__Work to do__
Retype every line from the start of the data down to and including the line with "from matplotlib.patches import Ellipse". Skip the pictures.

Records excerpted from a collection
-- start --
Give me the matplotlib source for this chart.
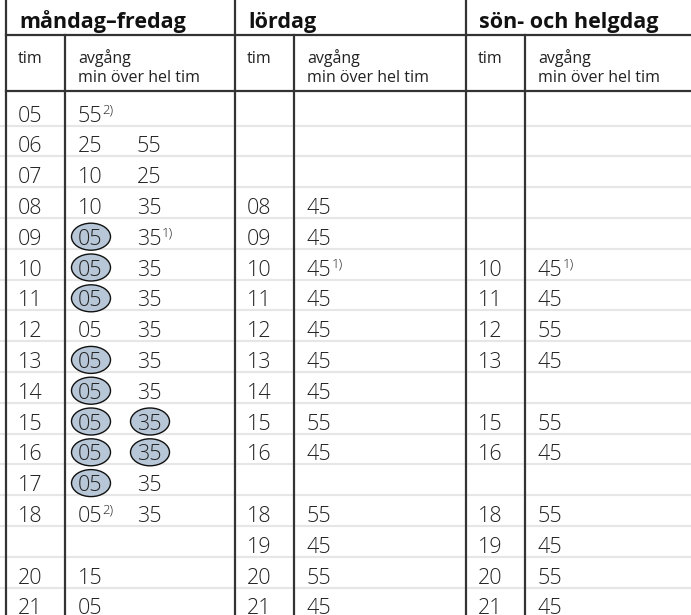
import matplotlib.pyplot as plt
from matplotlib.patches import Ellipse

# timetable data, one row per hour slot (17 slots)
mf_hours = ["05", "06", "07", "08", "09", "10", "11", "12", "13", "14",
            "15", "16", "17", "18", "", "20", "21"]
mf_minutes = [["55"], ["25", "55"], ["10", "25"], ["10", "35"], ["05", "35"],
              ["05", "35"], ["05", "35"], ["05", "35"], ["05", "35"], ["05", "35"],
              ["05", "35"], ["05", "35"], ["05", "35"], ["05", "35"], [],
              ["15"], ["05"]]
mf_circled = [(4, 0), (5, 0), (6, 0), (8, 0), (9, 0), (10, 0), (10, 1),
              (11, 0), (11, 1), (12, 0)]
mf_notes = {(0, 0): "2)", (4, 1): "1)", (13, 0): "2)"}

sat_hours = ["", "", "", "08", "09", "10", "11", "12", "13", "14",
             "15", "16", "", "18", "19", "20", "21"]
sat_minutes = [[], [], [], ["45"], ["45"], ["45"], ["45"], ["45"], ["45"], ["45"],
               ["55"], ["45"], [], ["55"], ["45"], ["55"], ["45"]]
sat_circled = []
sat_notes = {(5, 0): "1)"}

sun_hours = ["", "", "", "", "", "10", "11", "12", "13", "",
             "15", "16", "", "18", "19", "20", "21"]
sun_minutes = [[], [], [], [], [], ["45"], ["45"], ["55"], ["45"], [],
               ["55"], ["45"], [], ["55"], ["45"], ["55"], ["45"]]
sun_circled = []
sun_notes = {(5, 0): "1)"}

titles = ["måndag–fredag", "lördag", "sön- och helgdag"]
sub_hour = "tim"
sub_dep = ["avgång", "min över hel tim"]

sections = [
    (mf_hours, mf_minutes, mf_circled, mf_notes),
    (sat_hours, sat_minutes, sat_circled, sat_notes),
    (sun_hours, sun_minutes, sun_circled, sun_notes),
]

W, H = 691, 615
fig = plt.figure(figsize=(W / 100, H / 100), dpi=100)
ax = fig.add_axes([0, 0, 1, 1])
ax.set_xlim(0, W)
ax.set_ylim(H, 0)
ax.axis("off")

plt.rcParams["font.family"] = ["Open Sans", "DejaVu Sans"]
dark = "#333333"
light = "#e6e6e6"
txt = "#222222"
fill = "#b7c7d7"

sec_x = [6, 235, 466]
inner_dx = 59
head_y = 35
sub_y = 91
row0 = 125.5
row_h = 30.8
min_dx = [13, 72]
n_rows = len(mf_hours)
num_size = 15.5


def row_bottom(i):
    return row0 + row_h * i


# light row separators
for i in range(n_rows):
    ax.plot([0, W], [row_bottom(i)] * 2, color=light, lw=1.5, zorder=1)

# dark lines
ax.plot([sec_x[0], W], [head_y] * 2, color=dark, lw=1.6, zorder=3)
ax.plot([sec_x[0], W], [sub_y] * 2, color=dark, lw=1.6, zorder=3)
for x in sec_x:
    ax.plot([x, x], [0, H], color=dark, lw=1.6, zorder=3)
    ax.plot([x + inner_dx, x + inner_dx], [head_y, H], color=dark, lw=1.6, zorder=3)

for s, (hours, minutes, circled, notes) in enumerate(sections):
    x0 = sec_x[s]
    ax.text(x0 + 13, 28, titles[s], fontsize=15.5, fontweight="bold",
            color="#111111", va="baseline", ha="left")
    ax.text(x0 + 12, 63, sub_hour, fontsize=11.5, color=txt, va="baseline")
    ax.text(x0 + inner_dx + 13, 63, sub_dep[0], fontsize=11.5, color=txt,
            va="baseline")
    ax.text(x0 + inner_dx + 13, 82, sub_dep[1], fontsize=11.5, color=txt,
            va="baseline")
    for i in range(n_rows):
        base = row_bottom(i) - 4
        if hours[i]:
            ax.text(x0 + 12, base, hours[i], fontsize=num_size, fontweight="light",
                    color=txt, va="baseline", ha="left", zorder=5)
        for j, m in enumerate(minutes[i]):
            mx = x0 + inner_dx + min_dx[j]
            if (i, j) in circled:
                ax.add_patch(Ellipse((mx + 13, base - 8), 39, 27, facecolor=fill,
                                     edgecolor="#111111", lw=1.0, zorder=4))
            t = ax.text(mx, base, m, fontsize=num_size, fontweight="light",
                        color=txt, va="baseline", ha="left", zorder=5)
            if (i, j) in notes:
                ax.annotate(notes[(i, j)], xy=(1, base - 8.5),
                            xycoords=(t, "data"), fontsize=9.5,
                            fontweight="light", color=txt, va="baseline",
                            ha="left", zorder=5)

fig.savefig("out.png", dpi=100)
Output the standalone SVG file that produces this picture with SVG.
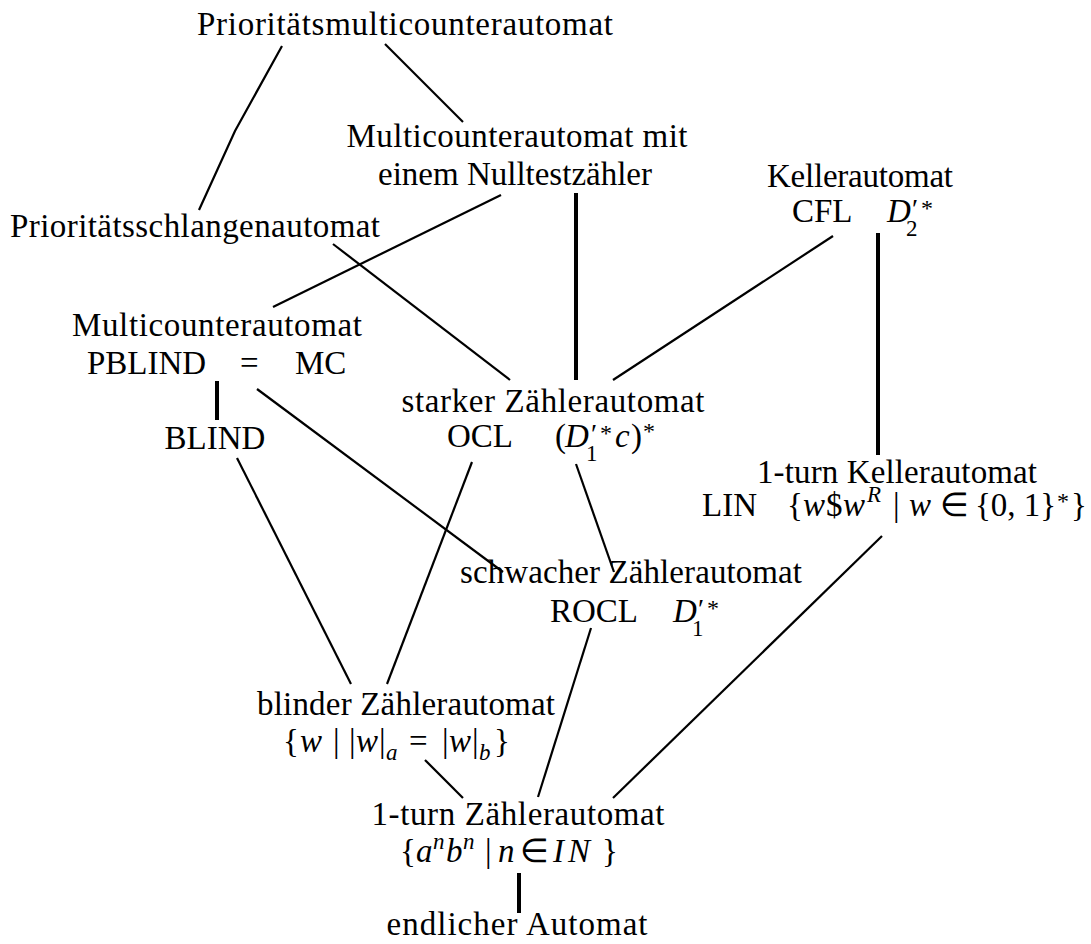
<svg xmlns="http://www.w3.org/2000/svg" width="1091" height="944" viewBox="0 0 1091 944">
<style>
text{font-family:"Liberation Serif","Times New Roman",serif;font-size:33px;fill:#000}
.m{text-anchor:middle}
.i{font-style:italic}
.s{font-size:23px}
.p{font-size:28px;font-style:normal}
.st{font-size:24px;font-style:normal}
#edges line,#edges polyline{stroke:#000;stroke-width:2.2;fill:none;stroke-linecap:butt}
#edges .k{stroke-width:4}
</style>
<rect width="1091" height="944" fill="#fff"/>
<g id="edges">
<polyline points="282,46 235,131 199,210"/>
<line x1="385" y1="44" x2="463" y2="122"/>
<line x1="501" y1="195" x2="273" y2="307"/>
<line x1="576" y1="193" x2="576" y2="380" class="k"/>
<line x1="333" y1="244" x2="510" y2="380"/>
<line x1="833" y1="236" x2="613" y2="380"/>
<line x1="878" y1="233" x2="878" y2="455" class="k"/>
<line x1="217" y1="381" x2="217" y2="420" class="k"/>
<line x1="257" y1="389" x2="503" y2="572"/>
<line x1="237" y1="458" x2="351" y2="684"/>
<line x1="472" y1="462" x2="387" y2="684"/>
<line x1="576" y1="464" x2="614" y2="572"/>
<line x1="882" y1="536" x2="613" y2="798"/>
<line x1="591" y1="628" x2="538" y2="797"/>
<line x1="425" y1="760" x2="463" y2="798"/>
<line x1="519" y1="873" x2="519" y2="913" class="k"/>
</g>
<g id="n-prio-multi"><text x="405" y="35" class="m" textLength="416">Prioritätsmulticounterautomat</text></g>
<g id="n-multi-null"><text x="517" y="147" class="m" textLength="341">Multicounterautomat mit</text><text x="515" y="185" class="m">einem Nulltestzähler</text></g>
<g id="n-keller"><text x="860" y="187" class="m" textLength="186">Kellerautomat</text>
<text x="792" y="222">CFL<tspan x="887" y="222" class="i">D</tspan><tspan x="912" y="218" class="p">′</tspan><tspan x="906" y="236" class="s">2</tspan><tspan x="921" y="216" class="st">*</tspan></text></g>
<g id="n-prio-schlange"><text x="195" y="237" class="m" textLength="370">Prioritätsschlangenautomat</text></g>
<g id="n-multi"><text x="217" y="336" class="m" textLength="290">Multicounterautomat</text>
<text x="87" y="374">PBLIND<tspan x="240">=</tspan><tspan x="295">MC</tspan></text></g>
<g id="n-blind"><text x="215" y="449" class="m">BLIND</text></g>
<g id="n-starker"><text x="553" y="412" class="m" textLength="303">starker Zählerautomat</text>
<text x="447" y="447">OCL<tspan x="555" y="447">(</tspan><tspan x="565" y="447" class="i">D</tspan><tspan x="591" y="443" class="p">′</tspan><tspan x="586" y="461" class="s">1</tspan><tspan x="600" y="441" class="st">*</tspan><tspan x="615" y="447" class="i">c</tspan><tspan x="631" y="447">)</tspan><tspan x="643" y="439" class="st">*</tspan></text></g>
<g id="n-1turn-keller"><text x="897" y="483" class="m" textLength="280">1-turn Kellerautomat</text>
<text x="702" y="516">LIN<tspan x="787" y="516">{</tspan><tspan x="803" y="516" class="i">w</tspan><tspan x="826" y="516">$</tspan><tspan x="843" y="516" class="i">w</tspan><tspan x="867" y="502" class="s i">R</tspan><tspan x="893" y="516">|</tspan><tspan x="909" y="516" class="i">w</tspan><tspan x="940" y="516">∈</tspan><tspan x="975" y="516">{0, 1}</tspan><tspan x="1057" y="509" class="st">*</tspan><tspan x="1071" y="516">}</tspan></text></g>
<g id="n-schwach"><text x="631" y="583" class="m" textLength="342">schwacher Zählerautomat</text>
<text x="550" y="622">ROCL<tspan x="673" y="622" class="i">D</tspan><tspan x="698" y="618" class="p">′</tspan><tspan x="692" y="636" class="s">1</tspan><tspan x="707" y="616" class="st">*</tspan></text></g>
<g id="n-blinder"><text x="406" y="715" class="m" textLength="298">blinder Zählerautomat</text>
<text x="283" y="752">{<tspan x="300" class="i">w</tspan><tspan x="333">|</tspan><tspan x="349">|</tspan><tspan x="356" class="i">w</tspan><tspan x="379">|</tspan><tspan x="386" y="760" class="s i">a</tspan><tspan x="409" y="752">=</tspan><tspan x="442">|</tspan><tspan x="449" class="i">w</tspan><tspan x="472">|</tspan><tspan x="479" y="760" class="s i">b</tspan><tspan x="494" y="752">}</tspan></text></g>
<g id="n-1turn-zaehler"><text x="518" y="825" class="m" textLength="293">1-turn Zählerautomat</text>
<text x="400" y="862">{<tspan x="416" class="i">a</tspan><tspan x="433" y="849" class="s i">n</tspan><tspan x="446" y="862" class="i">b</tspan><tspan x="463" y="849" class="s i">n</tspan><tspan x="485" y="862">|</tspan><tspan x="498" class="i">n</tspan><tspan x="520">∈</tspan><tspan x="553" class="i">I</tspan><tspan x="568" class="i">N</tspan><tspan x="602">}</tspan></text></g>
<g id="n-endlich"><text x="517" y="935" class="m" textLength="261">endlicher Automat</text></g>
</svg>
-- end --
__Reply to the task__
Give me the matplotlib source for this chart.
import matplotlib.pyplot as plt
from matplotlib.patches import Ellipse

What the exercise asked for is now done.